Journalist Tells of Trip to Pol Pot’s Phnom Penh

U.S. journalist Elizabeth Becker on Monday recounted dramatic stories at the Khmer Rouge tribunal of meeting Pol Pot in 1978 on a trip to Cambodia and later being awoken by gunshots as an academic in her traveling party was murdered.

Ms. Becker—an expert witness who authored “When The War Was Over” and reported in the country prior to the Pol Pot regime —was invited into Democratic Kampuchea in December 1978 and granted a rare audience with the secretive Khmer Rouge leader.

Veteran journalist and expert witness Elizabeth Becker gives testimony at the Khmer Rouge tribunal Monday. (ECCC)
Veteran journalist and expert witness Elizabeth Becker gives testimony at the Khmer Rouge tribunal Monday. (ECCC)

“It was a very dramatic scenario….we walked into an audience hall and sitting there in the large chair was Pol Pot himself,” Ms. Becker said.

“Then we were told he would not answer any of our questions and [the answers] would later be given to us in writing and he would talk to us. Instead of an interview, it became a lecture.”

Ms. Becker said Pol Pot embarked on a “bizarre” rant about how Cambodia would beat the Vietnamese in an impending geopolitical war with the assistance of the NATO.

“He drew this incredible vision of the Vietnamese Army coming from the east supported by Warsaw Pact tanks and armed forces and then he said the Cambodians would stop them with Cambodian armed forces and forces from NATO,” she said, adding that Pol Pot asserted that the war would be the “biggest crisis in the world.”

The former Washington Post correspondent went on to explain the disturbing events of that evening, when Malcolm Caldwell—a Marxist academic and Khmer Rouge sympathizer who was on the trip with Ms. Becker and journalist Richard Dudman—was murdered in the Phnom Penh house where the group was staying.

After being woken up by gunshots, Ms. Becker said, she rushed out of bed and ran into a young man brandishing a gun in her direction.

“He looked Cambodian but had a strange cap…he pointed the gun and I screamed at him, first in English and then in Khmer: ‘no,’” she said.

Ms. Becker said she ran back into her room and then heard multiple gunshots before the shooter exited the house.

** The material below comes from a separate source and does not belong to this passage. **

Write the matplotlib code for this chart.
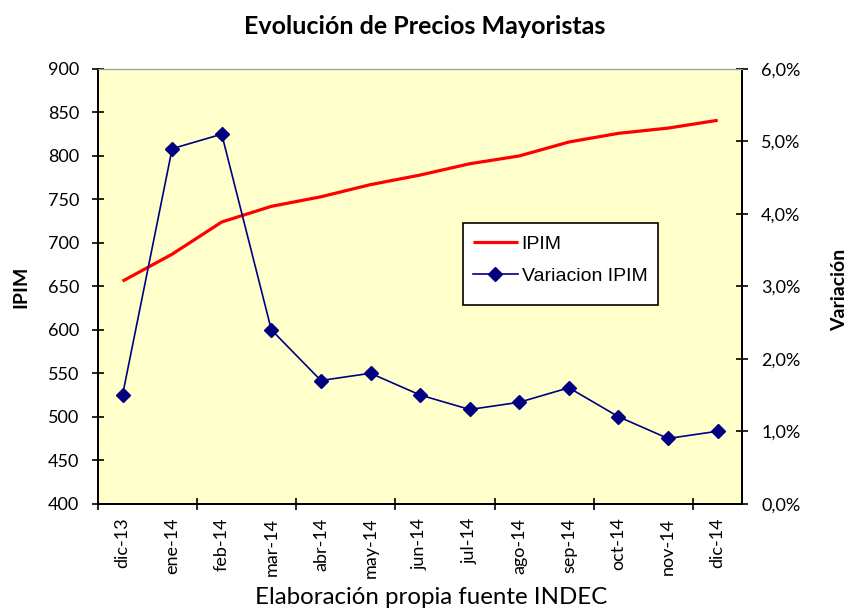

She described sitting in silence for several hours before a Khmer Rouge soldier, and later Thiounn Prasith, then-Khmer Rouge Ambassador to the UN, arrived and informed her that Mr. Caldwell had been killed.

The next day, Ms. Becker and Mr. Dudman attended a secular ceremony for Mr. Caldwell that was overseen by Ieng Sary, Foreign Minister during Democratic Kampuchea, who blamed the Vietnamese for Mr. Caldwell’s death.

Documents obtained later from the Tuol Sleng security center, she told the tribunal, suggested that a group of Khmer Rouge soldiers arrested for the murder were among the last prisoners to be executed at the notorious prison before the Vietnamese invasion.

Ms. Becker decried the strictly controlled nature of her visit, saying her group was taken to “model cooperatives”—including a “Potemkin” village in Kompong Cham province—and said she was banned from traveling to Battambang province, a final refuge of the Khmer Republic, in order to investigate whether refugees’ tales of mass atrocities were accurate.

She also spoke of sneaking from the group’s Phnom Penh base and wandering the capital’s deserted streets, which had been emptied by the regime.

“I kept thinking I’d turn a corner and I’d see real life, I’d run into some kids playing a game, or some women talking…Cambodians are lively people and there was nothing,” Ms. Becker said.

“What was missing was almost profoundly more upsetting to me than what was there,” she added.

Ms. Becker’s testimony continues Tuesday.